Best Belt Sanders for Knife Making (Budget Picks)
For bladesmiths who cannot justify $1,500-$2,500 for a 2x72 belt grinder, a small belt sander is the realistic entry point — and the WEN 6502T 4x36 combination unit is the most defensible budget pick for early knife work. The 4-inch belt width covers full bevel grinds on small to mid-size blades without overhang, the disc handles handle profiling and squaring tang shoulders, and the price keeps total tool investment under $200. It is not a 2x72 substitute. It is the machine that lets a beginner finish 5-15 knives well enough to decide whether to commit to a real grinder.
The 2x72 vs Small Belt Sander Trade-Off
Small belt sanders work for knife making the way a benchtop drill press works for metalworking — possible, but slower and with more limitations than the dedicated tool. According to manufacturer specs across the category, the trade-off comes down to four numbers.
Belt surface area. A 2x72 belt has 144 square inches of abrasive.
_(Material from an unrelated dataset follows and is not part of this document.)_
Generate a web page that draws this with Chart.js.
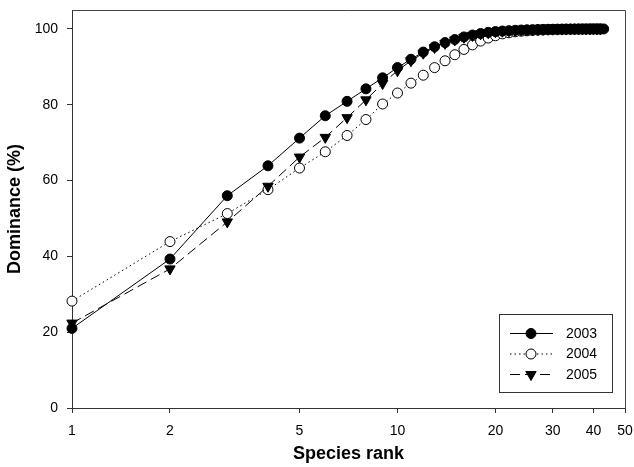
<!DOCTYPE html>
<html>
<head>
<meta charset="utf-8">
<title>Dominance by species rank</title>
<script src="https://cdn.jsdelivr.net/npm/chart.js@4.4.0/dist/chart.umd.min.js"></script>
<style>
  body { margin: 0; background: #fff; }
  #wrap { width: 634px; height: 467px; }
</style>
</head>
<body>
<div id="wrap"><canvas id="rankChart" width="634" height="467"></canvas></div>
<script>
const seriesNames = ['2003', '2004', '2005'];
const xTicks = [1, 2, 5, 10, 20, 30, 40, 50];
const yTicks = [0, 20, 40, 60, 80, 100];

// cumulative dominance (%), first value is species rank 1
const dom2003 = [21, 39.3, 56, 63.9, 71.2, 77.1, 80.9, 84.2, 87.1, 89.8,
  92, 93.9, 95.3, 96.4, 97.2, 97.9, 98.4, 98.8, 99.1, 99.3,
  99.45, 99.55, 99.65, 99.72, 99.78, 99.82, 99.86, 99.89, 99.91, 99.93,
  99.95, 99.96, 99.97, 99.98, 99.98, 99.99, 99.99, 99.99, 100, 100, 100, 100, 100];
const dom2004 = [28.2, 43.9, 51.3, 57.6, 63.3, 67.6, 71.9, 76.1, 80.2, 83.1,
  85.7, 87.8, 89.8, 91.6, 93.2, 94.6, 95.8, 96.8, 97.6, 98.2,
  98.7, 99.0, 99.25, 99.4, 99.5, 99.6, 99.68, 99.74, 99.8, 99.84,
  99.88, 99.91, 99.93, 99.95, 99.96, 99.97, 99.98, 99.99, 99.99, 100, 100, 100];
const dom2005 = [22.4, 36.7, 49.1, 58.5, 66.2, 71.4, 76.6, 81.3, 85.6, 89.0,
  91.6, 93.6, 95.1, 96.2, 97.1, 97.8, 98.3, 98.7, 99.0, 99.25,
  99.4, 99.52, 99.62, 99.7, 99.76, 99.81, 99.85, 99.88, 99.91, 99.93,
  99.95, 99.96, 99.97, 99.98, 99.98, 99.99, 99.99, 100, 100, 100, 100, 100];

const toPoints = arr => arr.map((v, i) => ({x: i + 1, y: v}));

Chart.defaults.font.family = '"Liberation Sans", Arial, sans-serif';
Chart.defaults.font.size = 14;
Chart.defaults.color = '#000';

// top and right edges of the plot box
const frame = {
  id: 'frame',
  beforeDatasetsDraw(chart) {
    const {ctx, chartArea: a} = chart;
    ctx.save();
    ctx.strokeStyle = '#444';
    ctx.lineWidth = 1;
    ctx.beginPath();
    ctx.moveTo(a.left, a.top + 0.5);
    ctx.lineTo(a.right + 0.5, a.top + 0.5);
    ctx.lineTo(a.right + 0.5, a.bottom);
    ctx.stroke();
    ctx.restore();
  }
};

function drawMarker(ctx, ds, x, y) {
  const r = ds.pointRadius;
  ctx.fillStyle = ds.pointBackgroundColor;
  ctx.strokeStyle = ds.pointBorderColor;
  ctx.lineWidth = 1;
  ctx.beginPath();
  if (ds.pointStyle === 'triangle') {
    for (let k = 0; k < 3; k++) {
      const ang = Math.PI + k * 2 * Math.PI / 3;
      const px = x + Math.sin(ang) * r, py = y - Math.cos(ang) * r;
      if (k === 0) ctx.moveTo(px, py); else ctx.lineTo(px, py);
    }
    ctx.closePath();
  } else {
    ctx.arc(x, y, r, 0, Math.PI * 2);
  }
  ctx.fill();
  ctx.stroke();
}

// boxed legend in the lower right corner of the plot
const boxLegend = {
  id: 'boxLegend',
  afterDraw(chart) {
    const {ctx, chartArea: a} = chart;
    const right = a.right - 13, left = right - 113;
    const bottom = a.bottom - 16, top = bottom - 78;
    ctx.save();
    ctx.fillStyle = '#fff';
    ctx.fillRect(left, top, right - left, bottom - top);
    ctx.strokeStyle = '#333';
    ctx.lineWidth = 1;
    ctx.strokeRect(left + 0.5, top + 0.5, right - left, bottom - top);
    chart.data.datasets.forEach((ds, i) => {
      const y = top + 19.5 + i * 20.5;
      ctx.strokeStyle = ds.borderColor;
      ctx.lineWidth = ds.borderWidth;
      ctx.setLineDash(ds.borderDash || []);
      ctx.beginPath();
      ctx.moveTo(left + 11, y);
      ctx.lineTo(left + 54, y);
      ctx.stroke();
      ctx.setLineDash([]);
      drawMarker(ctx, ds, left + 32, y);
      ctx.fillStyle = '#000';
      ctx.font = '14px "Liberation Sans", Arial, sans-serif';
      ctx.textAlign = 'left';
      ctx.textBaseline = 'middle';
      ctx.fillText(ds.label, left + 67, y + 0.5);
    });
    ctx.restore();
  }
};

// keep the plot box where the reference has it
const noEdgePadding = axis => {
  axis.paddingTop = 0;
  axis.paddingBottom = 0;
  axis.paddingLeft = 0;
  axis.paddingRight = 0;
};

const ctx = document.getElementById('rankChart').getContext('2d');
new Chart(ctx, {
  type: 'line',
  data: {
    datasets: [{
      label: seriesNames[0],
      data: toPoints(dom2003),
      borderColor: '#000',
      borderWidth: 1,
      pointStyle: 'circle',
      pointRadius: 5,
      pointBackgroundColor: '#000',
      pointBorderColor: '#000',
      order: 0,
      clip: false
    }, {
      label: seriesNames[1],
      data: toPoints(dom2004),
      borderColor: '#000',
      borderWidth: 1,
      borderDash: [1.5, 3],
      pointStyle: 'circle',
      pointRadius: 5,
      pointBackgroundColor: '#fff',
      pointBorderColor: '#000',
      order: 2,
      clip: false
    }, {
      label: seriesNames[2],
      data: toPoints(dom2005),
      borderColor: '#000',
      borderWidth: 1,
      borderDash: [10, 5],
      pointStyle: 'triangle',
      pointRotation: 180,
      pointRadius: 6,
      pointBackgroundColor: '#000',
      pointBorderColor: '#000',
      order: 1,
      clip: false
    }]
  },
  options: {
    responsive: false,
    animation: false,
    devicePixelRatio: 1,
    layout: { padding: { top: 10, right: 9, left: 0, bottom: 0 } },
    plugins: { legend: { display: false }, tooltip: { enabled: false } },
    scales: {
      x: {
        type: 'logarithmic',
        min: 1,
        max: 50,
        afterBuildTicks: axis => { axis.ticks = xTicks.map(v => ({value: v})); },
        afterFit: axis => { axis.height = 59; noEdgePadding(axis); },
        ticks: { callback: v => String(v), padding: 10, maxRotation: 0, autoSkip: false, color: '#000' },
        grid: { drawOnChartArea: false, tickLength: 5, color: '#333' },
        border: { display: true, color: '#333', width: 1 },
        title: { display: true, text: 'Species rank', font: { size: 18, weight: 'bold' }, padding: { top: 0, bottom: 2 }, color: '#000' }
      },
      y: {
        min: 0,
        max: 105,
        afterBuildTicks: axis => { axis.ticks = yTicks.map(v => ({value: v})); },
        afterFit: axis => { axis.width = 72; noEdgePadding(axis); },
        ticks: { padding: 9, color: '#000' },
        grid: { drawOnChartArea: false, tickLength: 5, color: '#333' },
        border: { display: true, color: '#333', width: 1 },
        title: { display: true, text: 'Dominance (%)', font: { size: 18, weight: 'bold' }, padding: { top: 4, bottom: 0 }, color: '#000' }
      }
    }
  },
  plugins: [frame, boxLegend]
});
</script>
</body>
</html>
A 2x42 has 84. A 1x30 has only 30. Less surface means heat builds faster, belts load with steel particles sooner, and belt life drops. Per Norton and 3M technical data, ceramic belts on a 2x72 grinding 1084 steel typically last 45-90 minutes of active grinding. The same job on a 1x30 burns through a belt in 5-10 minutes.
Belt speed (SFPM). Most 2x72 grinders run variable from ~1,500 to 5,000 surface feet per minute. Most 1x30 and 4x36 benchtop sanders are single-speed at roughly 3,000-3,400 SFPM. Single speed forces compromises — too slow for aggressive stock removal, too fast to safely work near a heat-treated edge.
Motor power. Per manufacturer data, 1x30 sanders typically run 1/3 HP, 4x36 combos run 1/3 to 1/2 HP, and 2x42 stand-alone units run 3/4 to 1 HP. A 2x72 grinder runs 1.5-2 HP. Hardened steel grinding bogs down underpowered motors and produces inconsistent bevels.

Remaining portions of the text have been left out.